== Data excerpt ==

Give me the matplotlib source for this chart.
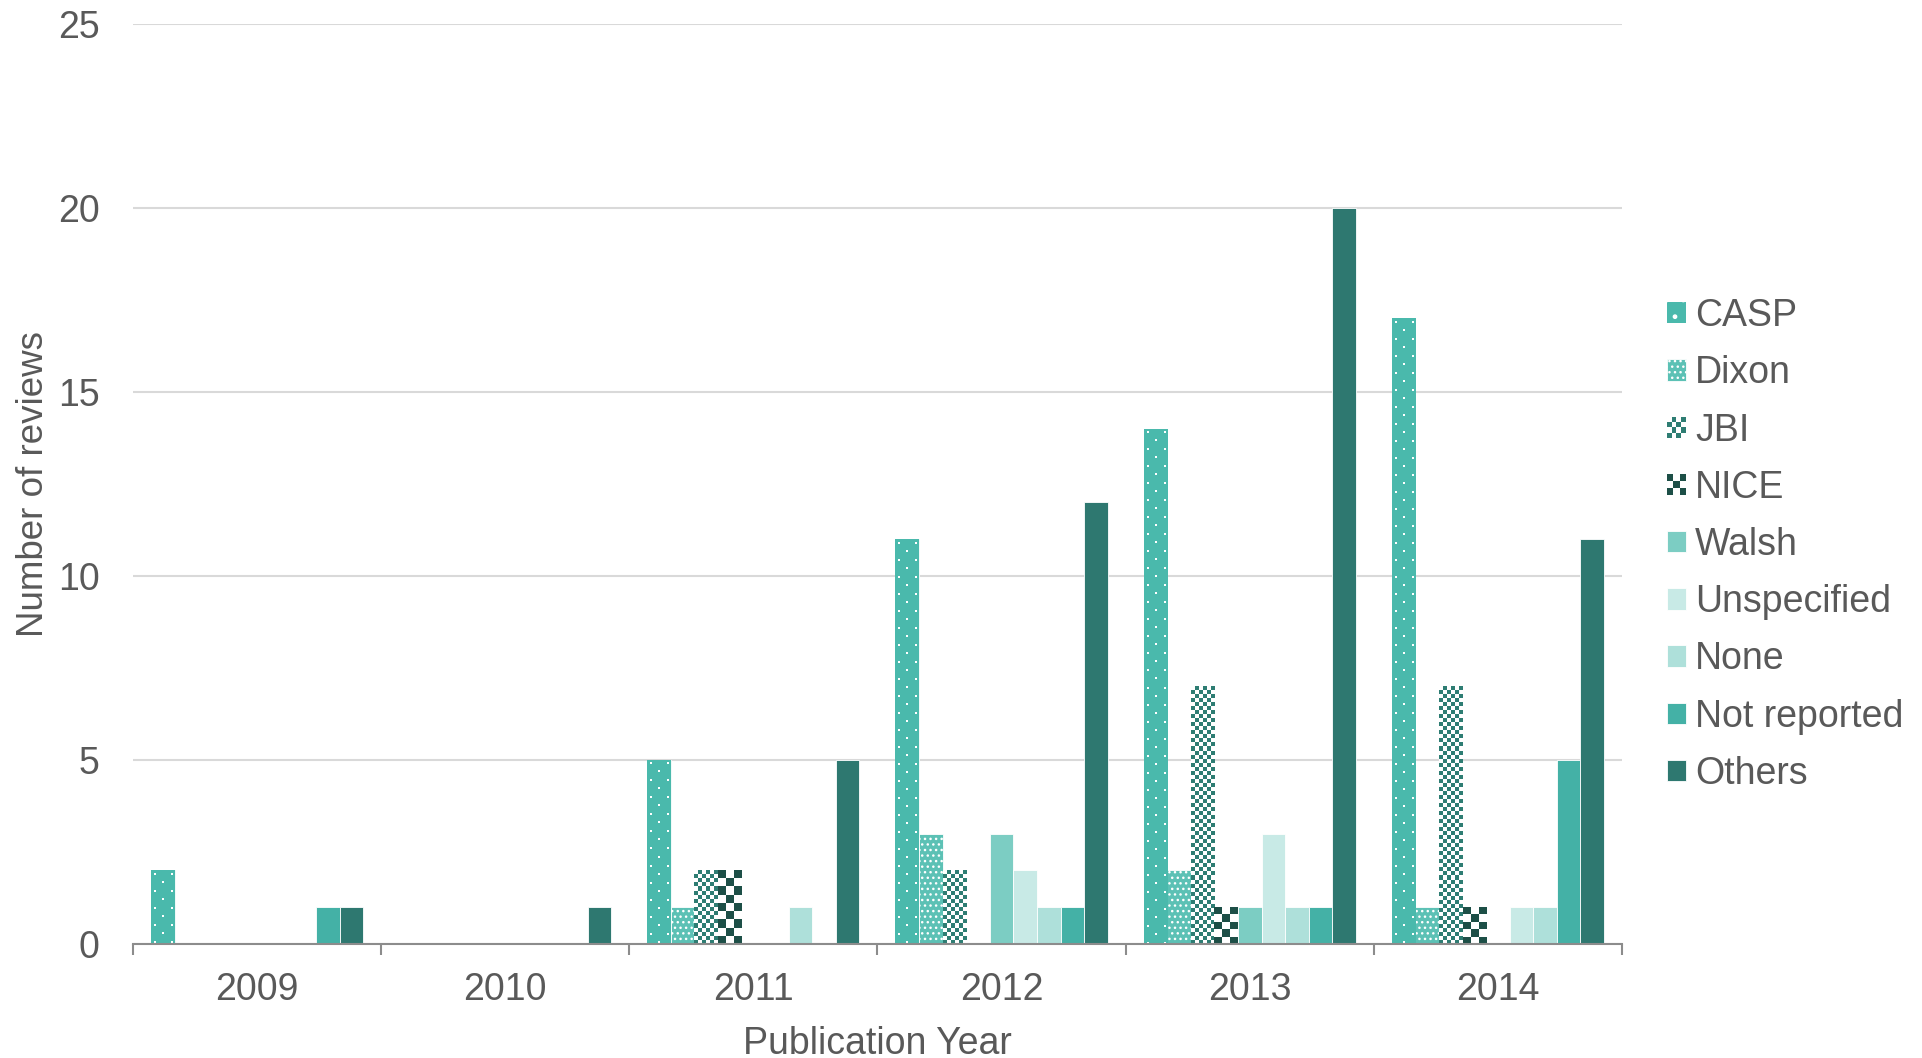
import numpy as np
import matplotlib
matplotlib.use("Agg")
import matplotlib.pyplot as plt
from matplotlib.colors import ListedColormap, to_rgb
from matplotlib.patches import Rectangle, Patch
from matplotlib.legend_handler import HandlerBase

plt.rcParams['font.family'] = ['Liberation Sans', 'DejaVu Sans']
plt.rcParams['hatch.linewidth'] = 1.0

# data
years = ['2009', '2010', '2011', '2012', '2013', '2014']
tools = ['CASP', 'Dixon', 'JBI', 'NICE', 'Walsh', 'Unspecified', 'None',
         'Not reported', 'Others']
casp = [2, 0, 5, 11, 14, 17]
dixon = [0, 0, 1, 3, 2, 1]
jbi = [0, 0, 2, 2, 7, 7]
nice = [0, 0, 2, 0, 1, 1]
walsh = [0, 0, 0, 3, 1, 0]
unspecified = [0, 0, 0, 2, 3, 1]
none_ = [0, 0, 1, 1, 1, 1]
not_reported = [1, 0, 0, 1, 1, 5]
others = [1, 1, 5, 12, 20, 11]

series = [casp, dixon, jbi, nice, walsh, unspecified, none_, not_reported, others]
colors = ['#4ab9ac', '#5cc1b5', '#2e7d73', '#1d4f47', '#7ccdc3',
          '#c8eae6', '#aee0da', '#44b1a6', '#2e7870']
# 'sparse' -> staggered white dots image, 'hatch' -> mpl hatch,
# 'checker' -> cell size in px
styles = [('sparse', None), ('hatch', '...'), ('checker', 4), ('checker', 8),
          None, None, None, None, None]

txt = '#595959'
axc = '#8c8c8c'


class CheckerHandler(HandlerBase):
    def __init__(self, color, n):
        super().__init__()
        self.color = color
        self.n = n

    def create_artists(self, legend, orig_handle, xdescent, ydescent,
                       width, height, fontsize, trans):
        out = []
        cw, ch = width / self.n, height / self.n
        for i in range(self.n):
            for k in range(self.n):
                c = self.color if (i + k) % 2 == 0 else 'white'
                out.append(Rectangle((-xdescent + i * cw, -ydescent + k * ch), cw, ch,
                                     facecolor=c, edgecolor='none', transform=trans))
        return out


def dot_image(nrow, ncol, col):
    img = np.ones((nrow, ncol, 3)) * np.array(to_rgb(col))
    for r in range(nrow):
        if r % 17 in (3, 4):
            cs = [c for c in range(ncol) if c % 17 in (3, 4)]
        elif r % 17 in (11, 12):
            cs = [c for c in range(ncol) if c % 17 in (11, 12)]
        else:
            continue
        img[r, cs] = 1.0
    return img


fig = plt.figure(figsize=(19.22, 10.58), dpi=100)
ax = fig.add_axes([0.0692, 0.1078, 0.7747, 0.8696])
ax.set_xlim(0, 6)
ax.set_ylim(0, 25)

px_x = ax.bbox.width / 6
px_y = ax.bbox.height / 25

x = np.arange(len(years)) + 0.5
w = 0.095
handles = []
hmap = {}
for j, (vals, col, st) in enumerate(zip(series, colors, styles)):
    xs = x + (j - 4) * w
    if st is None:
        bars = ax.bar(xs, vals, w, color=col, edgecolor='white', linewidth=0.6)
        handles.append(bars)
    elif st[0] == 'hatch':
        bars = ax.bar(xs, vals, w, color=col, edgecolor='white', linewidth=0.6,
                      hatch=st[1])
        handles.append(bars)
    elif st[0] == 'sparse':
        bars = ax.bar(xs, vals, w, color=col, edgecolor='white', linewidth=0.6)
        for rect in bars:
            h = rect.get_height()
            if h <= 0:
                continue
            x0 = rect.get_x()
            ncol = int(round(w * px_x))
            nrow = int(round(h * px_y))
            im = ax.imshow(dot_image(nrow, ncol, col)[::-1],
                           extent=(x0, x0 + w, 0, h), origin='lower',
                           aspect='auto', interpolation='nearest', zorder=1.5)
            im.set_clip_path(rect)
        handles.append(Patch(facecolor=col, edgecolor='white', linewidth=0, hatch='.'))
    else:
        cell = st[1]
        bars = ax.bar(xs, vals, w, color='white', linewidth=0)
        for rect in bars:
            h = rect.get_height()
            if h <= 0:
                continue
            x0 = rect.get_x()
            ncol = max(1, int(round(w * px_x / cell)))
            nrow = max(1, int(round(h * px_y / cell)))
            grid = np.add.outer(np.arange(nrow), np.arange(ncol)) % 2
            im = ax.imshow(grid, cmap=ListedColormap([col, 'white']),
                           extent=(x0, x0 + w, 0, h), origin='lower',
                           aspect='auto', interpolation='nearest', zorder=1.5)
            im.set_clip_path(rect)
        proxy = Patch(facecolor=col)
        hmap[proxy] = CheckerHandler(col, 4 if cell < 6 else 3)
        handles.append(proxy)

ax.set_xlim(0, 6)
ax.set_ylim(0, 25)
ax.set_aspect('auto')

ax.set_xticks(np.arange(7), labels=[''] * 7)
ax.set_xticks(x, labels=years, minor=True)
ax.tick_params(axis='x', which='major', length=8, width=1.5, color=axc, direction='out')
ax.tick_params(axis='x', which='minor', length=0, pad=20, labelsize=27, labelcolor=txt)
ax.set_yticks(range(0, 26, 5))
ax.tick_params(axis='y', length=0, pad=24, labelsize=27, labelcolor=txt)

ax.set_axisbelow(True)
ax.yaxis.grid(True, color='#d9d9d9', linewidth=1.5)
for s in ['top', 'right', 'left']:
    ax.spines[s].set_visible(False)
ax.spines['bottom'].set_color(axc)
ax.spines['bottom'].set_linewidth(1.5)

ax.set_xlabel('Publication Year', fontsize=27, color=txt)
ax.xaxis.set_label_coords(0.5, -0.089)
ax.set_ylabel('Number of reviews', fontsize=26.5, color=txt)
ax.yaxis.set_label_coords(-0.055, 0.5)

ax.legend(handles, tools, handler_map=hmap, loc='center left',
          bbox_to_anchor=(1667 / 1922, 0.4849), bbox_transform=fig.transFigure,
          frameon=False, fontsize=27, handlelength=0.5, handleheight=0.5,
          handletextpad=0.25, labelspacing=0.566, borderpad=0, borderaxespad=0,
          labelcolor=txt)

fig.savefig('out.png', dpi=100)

===

Exercise description →
All the lines above are to be reproduced exactly, except the pictures.

Written solution →
Give me the matplotlib source for this chart.
import numpy as np
import matplotlib
matplotlib.use("Agg")
import matplotlib.pyplot as plt
from matplotlib.colors import ListedColormap, to_rgb
from matplotlib.patches import Rectangle, Patch
from matplotlib.legend_handler import HandlerBase

plt.rcParams['font.family'] = ['Liberation Sans', 'DejaVu Sans']
plt.rcParams['hatch.linewidth'] = 1.0

# data
years = ['2009', '2010', '2011', '2012', '2013', '2014']
tools = ['CASP', 'Dixon', 'JBI', 'NICE', 'Walsh', 'Unspecified', 'None',
         'Not reported', 'Others']
casp = [2, 0, 5, 11, 14, 17]
dixon = [0, 0, 1, 3, 2, 1]
jbi = [0, 0, 2, 2, 7, 7]
nice = [0, 0, 2, 0, 1, 1]
walsh = [0, 0, 0, 3, 1, 0]
unspecified = [0, 0, 0, 2, 3, 1]
none_ = [0, 0, 1, 1, 1, 1]
not_reported = [1, 0, 0, 1, 1, 5]
others = [1, 1, 5, 12, 20, 11]

series = [casp, dixon, jbi, nice, walsh, unspecified, none_, not_reported, others]
colors = ['#4ab9ac', '#5cc1b5', '#2e7d73', '#1d4f47', '#7ccdc3',
          '#c8eae6', '#aee0da', '#44b1a6', '#2e7870']
# 'sparse' -> staggered white dots image, 'hatch' -> mpl hatch,
# 'checker' -> cell size in px
styles = [('sparse', None), ('hatch', '...'), ('checker', 4), ('checker', 8),
          None, None, None, None, None]

txt = '#595959'
axc = '#8c8c8c'


class CheckerHandler(HandlerBase):
    def __init__(self, color, n):
        super().__init__()
        self.color = color
        self.n = n

    def create_artists(self, legend, orig_handle, xdescent, ydescent,
                       width, height, fontsize, trans):
        out = []
        cw, ch = width / self.n, height / self.n
        for i in range(self.n):
            for k in range(self.n):
                c = self.color if (i + k) % 2 == 0 else 'white'
                out.append(Rectangle((-xdescent + i * cw, -ydescent + k * ch), cw, ch,
                                     facecolor=c, edgecolor='none', transform=trans))
        return out


def dot_image(nrow, ncol, col):
    img = np.ones((nrow, ncol, 3)) * np.array(to_rgb(col))
    for r in range(nrow):
        if r % 17 in (3, 4):
            cs = [c for c in range(ncol) if c % 17 in (3, 4)]
        elif r % 17 in (11, 12):
            cs = [c for c in range(ncol) if c % 17 in (11, 12)]
        else:
            continue
        img[r, cs] = 1.0
    return img


fig = plt.figure(figsize=(19.22, 10.58), dpi=100)
ax = fig.add_axes([0.0692, 0.1078, 0.7747, 0.8696])
ax.set_xlim(0, 6)
ax.set_ylim(0, 25)

px_x = ax.bbox.width / 6
px_y = ax.bbox.height / 25

x = np.arange(len(years)) + 0.5
w = 0.095
handles = []
hmap = {}
for j, (vals, col, st) in enumerate(zip(series, colors, styles)):
    xs = x + (j - 4) * w
    if st is None:
        bars = ax.bar(xs, vals, w, color=col, edgecolor='white', linewidth=0.6)
        handles.append(bars)
    elif st[0] == 'hatch':
        bars = ax.bar(xs, vals, w, color=col, edgecolor='white', linewidth=0.6,
                      hatch=st[1])
        handles.append(bars)
    elif st[0] == 'sparse':
        bars = ax.bar(xs, vals, w, color=col, edgecolor='white', linewidth=0.6)
        for rect in bars:
            h = rect.get_height()
            if h <= 0:
                continue
            x0 = rect.get_x()
            ncol = int(round(w * px_x))
            nrow = int(round(h * px_y))
            im = ax.imshow(dot_image(nrow, ncol, col)[::-1],
                           extent=(x0, x0 + w, 0, h), origin='lower',
                           aspect='auto', interpolation='nearest', zorder=1.5)
            im.set_clip_path(rect)
        handles.append(Patch(facecolor=col, edgecolor='white', linewidth=0, hatch='.'))
    else:
        cell = st[1]
        bars = ax.bar(xs, vals, w, color='white', linewidth=0)
        for rect in bars:
            h = rect.get_height()
            if h <= 0:
                continue
            x0 = rect.get_x()
            ncol = max(1, int(round(w * px_x / cell)))
            nrow = max(1, int(round(h * px_y / cell)))
            grid = np.add.outer(np.arange(nrow), np.arange(ncol)) % 2
            im = ax.imshow(grid, cmap=ListedColormap([col, 'white']),
                           extent=(x0, x0 + w, 0, h), origin='lower',
                           aspect='auto', interpolation='nearest', zorder=1.5)
            im.set_clip_path(rect)
        proxy = Patch(facecolor=col)
        hmap[proxy] = CheckerHandler(col, 4 if cell < 6 else 3)
        handles.append(proxy)

ax.set_xlim(0, 6)
ax.set_ylim(0, 25)
ax.set_aspect('auto')

ax.set_xticks(np.arange(7), labels=[''] * 7)
ax.set_xticks(x, labels=years, minor=True)
ax.tick_params(axis='x', which='major', length=8, width=1.5, color=axc, direction='out')
ax.tick_params(axis='x', which='minor', length=0, pad=20, labelsize=27, labelcolor=txt)
ax.set_yticks(range(0, 26, 5))
ax.tick_params(axis='y', length=0, pad=24, labelsize=27, labelcolor=txt)

ax.set_axisbelow(True)
ax.yaxis.grid(True, color='#d9d9d9', linewidth=1.5)
for s in ['top', 'right', 'left']:
    ax.spines[s].set_visible(False)
ax.spines['bottom'].set_color(axc)
ax.spines['bottom'].set_linewidth(1.5)

ax.set_xlabel('Publication Year', fontsize=27, color=txt)
ax.xaxis.set_label_coords(0.5, -0.089)
ax.set_ylabel('Number of reviews', fontsize=26.5, color=txt)
ax.yaxis.set_label_coords(-0.055, 0.5)

ax.legend(handles, tools, handler_map=hmap, loc='center left',
          bbox_to_anchor=(1667 / 1922, 0.4849), bbox_transform=fig.transFigure,
          frameon=False, fontsize=27, handlelength=0.5, handleheight=0.5,
          handletextpad=0.25, labelspacing=0.566, borderpad=0, borderaxespad=0,
          labelcolor=txt)

fig.savefig('out.png', dpi=100)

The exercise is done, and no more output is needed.